Chef Who's?
Chef Who’s House
Last night as I was leaving my Brookline Adult Education class on Macromedia Flash I discussed with Sarah what we wanted for dinner. We decided on Chinese and that I would walk to the restaurant to pick-up the food on my way home. So Sarah ordered dinner as we had discussed from Chef Chang’s. So when I arrived at our neighborhood Chinese restaurant to pick-up our standard order of crab Rangoon, moo-shi chicken, scallion pancakes, and Peking ravioli the folks at Chef Chow’s didn’t recognize my name as an order they had taken. So I figured it was a case of mistaken Chinese restaurant identity and called Sarah. Unfortunately she didn’t answer. I didn’t want to have to go back to the condo empty handed just to ask Sarah where she had ordered our dinner and then have to go back out again so I took a guess that the order was from one of the restaurants on Beacon street towards Washington square.

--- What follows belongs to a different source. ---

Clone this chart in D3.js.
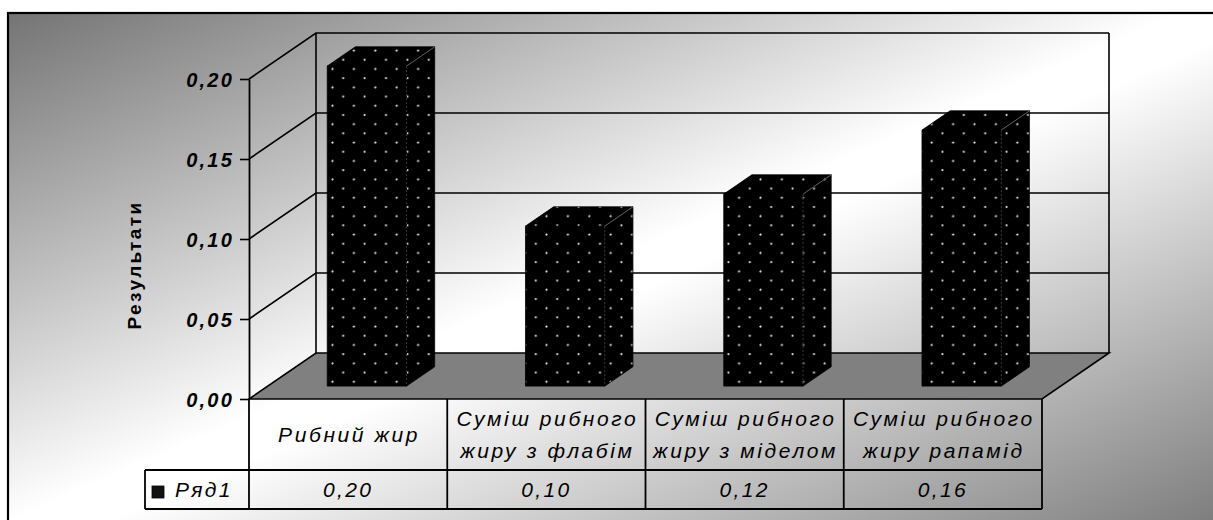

Little did I know that the restaurant I was thinking of, one that I could only remember as the one with crappy crab Rangoon, is called Lucky Wah and not something related to a chef’s name. I had even thought that Sarah could have inadvertently called the popular MIT hangout in Cambridge but that place is called Royal East. Luckily I did stop to buy some wine at Best Cellars and nearly stopped to drink a bottle while calling Sarah’s phone every fifteen seconds. As I was walking out of the liquor store Sarah called to tell me that she ordered, as discussed, from Chef Chang’s. Chef Chang’s is down Beacon about ten minutes from us and close to Kenmore square. So I carried my three bottles of wine down there, picked-up the dinner, and took the T home back on Beacon.
The moral of the story is that Chinese restaurants need more distinctive names.